The Kansas Court of Appeals on Wednesday affirmed a decision by state utility regulators to reduce Kansas City Power & Light Co.’s requested profit margin in a rate case decided last year.
The court decision could have statewide and even interstate implications for other power companies, because the rates of return for utility stockholders are partially based on what comparable companies are receiving.
A three-judge panel ruled that the Kansas Corporation Commission did not act improperly when it pared down the KCP&L rate request from $67.3 million to about $48.7 million.
For customers, that brought the rate increase down from 12.5 percent to 9 percent.
The court also ruled that the decision to trim KCP&L’s requested profit margin was backed up by credible expert evidence in the rate-setting case, even though KCP&L’s expert disagreed.
We cannot fault the Commission for being reasonable.
Kansas Court of Appeals
KCP&L had sought to recover its costs of providing power, plus a 10.3 percent “return on equity,” which is in essence the profit pool for the company’s stockholders.
The commission reduced that to 9.3 percent after hearing testimony from witnesses representing the company, the commission staff and the Citizens’ Utility Ratepayer Board, the state agency that represents small consumers.
“In summary, all three experts used the same general well-recognized economic models for estimating the ROE. Their opinions simply differed,” said the court ruling, handed down by Judge Stephen Hill.

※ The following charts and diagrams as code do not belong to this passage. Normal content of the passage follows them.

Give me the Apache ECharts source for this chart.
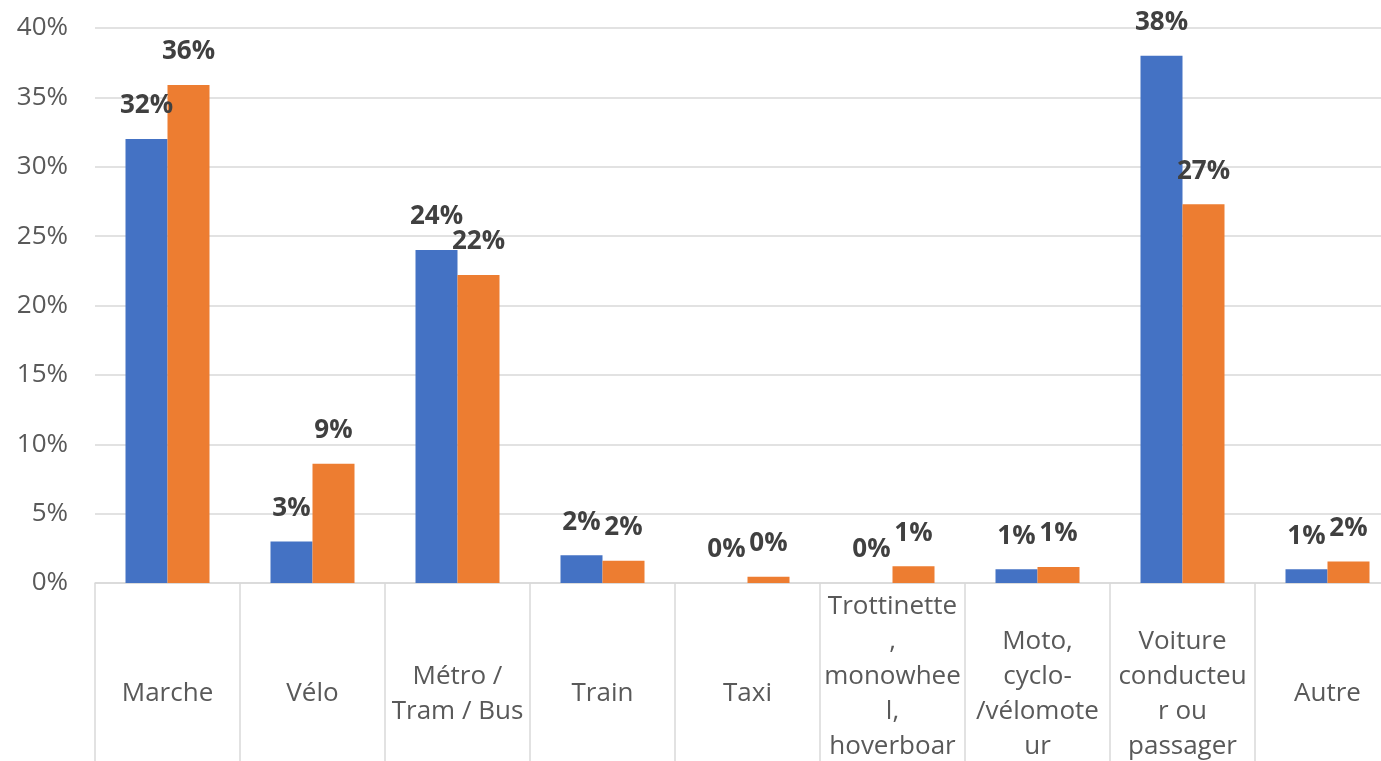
<!DOCTYPE html>
<html>
<head>
<meta charset="utf-8">
<script src="https://cdn.jsdelivr.net/npm/echarts@6/dist/echarts.min.js"></script>
<style>
html,body{margin:0;padding:0;background:#fff;}
#chart{width:1381px;height:761px;}
</style>
</head>
<body>
<div id="chart"></div>
<script>
const categories = [
  "Marche",
  "Vélo",
  "Métro /\nTram / Bus",
  "Train",
  "Taxi",
  "Trottinette\n,\nmonowhee\nl,\nhoverboar\nd",
  "Moto,\ncyclo-\n/vélomote\nur",
  "Voiture\nconducteu\nr ou\npassager",
  "Autre"
];
const seriesBlue = [32.0, 3.0, 24.0, 2.0, 0, 0, 1.0, 38.0, 1.0];
const seriesOrange = [35.9, 8.6, 22.2, 1.6, 0.45, 1.2, 1.15, 27.3, 1.55];
const yTicks = { min: 0, max: 40, interval: 5 };

const FONT = '"Open Sans", sans-serif';
const chart = echarts.init(document.getElementById('chart'));
const labelCfg = {
  show: true,
  position: 'top',
  distance: 20,
  formatter: p => Math.round(p.value) + '%',
  fontFamily: FONT,
  fontWeight: 'bold',
  fontSize: 26,
  color: '#404040'
};
chart.setOption({
  animation: false,
  backgroundColor: '#fff',
  grid: { left: 95, top: 28, bottom: 178, right: -19, containLabel: false, outerBoundsMode: 'none' },
  xAxis: {
    type: 'category',
    data: categories,
    axisLine: { lineStyle: { color: '#d9d9d9', width: 1.5 } },
    axisTick: { show: true, interval: 0, length: 200, lineStyle: { color: '#d9d9d9', width: 1.5 } },
    axisLabel: {
      interval: 0,
      margin: 111,
      verticalAlign: 'middle',
      fontFamily: FONT,
      fontSize: 26,
      lineHeight: 35,
      color: '#595959'
    }
  },
  yAxis: {
    type: 'value',
    min: yTicks.min,
    max: yTicks.max,
    interval: yTicks.interval,
    axisLine: { show: false },
    axisTick: { show: false },
    splitLine: { lineStyle: { color: '#d9d9d9', width: 1.5 } },
    axisLabel: {
      formatter: '{value}%',
      margin: 27,
      fontFamily: FONT,
      fontSize: 26,
      color: '#595959'
    }
  },
  series: [
    { type: 'bar', data: seriesBlue, barWidth: 42, barGap: '0%', itemStyle: { color: '#4472C4' }, label: labelCfg },
    { type: 'bar', data: seriesOrange, barWidth: 42, barGap: '0%', itemStyle: { color: '#ED7D31' }, label: labelCfg }
  ]
});
</script>
</body>
</html>
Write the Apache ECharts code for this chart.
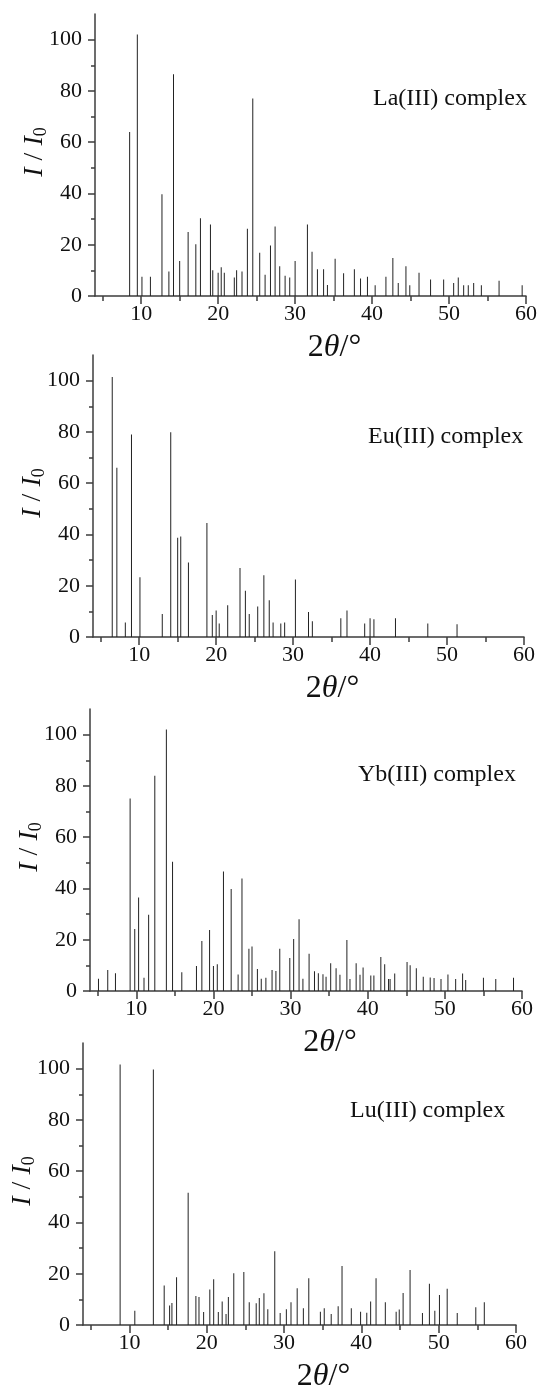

In contrast to KCP&L’s 10.3 percent request, commission staff analyst Adam Gatewood testified that a range of 9 to 9.5 percent would be reasonable. CURB consultant J. Randall Woolridge recommended 8.55 percent.
“Although KCP&L and (KCP&L expert witness Robert) Hevert challenged the inputs and assumptions relied upon, the Commission's decision is not arbitrary or capricious,” the ruling continued. “We cannot fault the Commission for being reasonable.”
A KCP&L spokeswoman said she could not immediately comment on the decision.
KCP&L serves approximately 240,000 customers in Kansas and 560,000 in Missouri.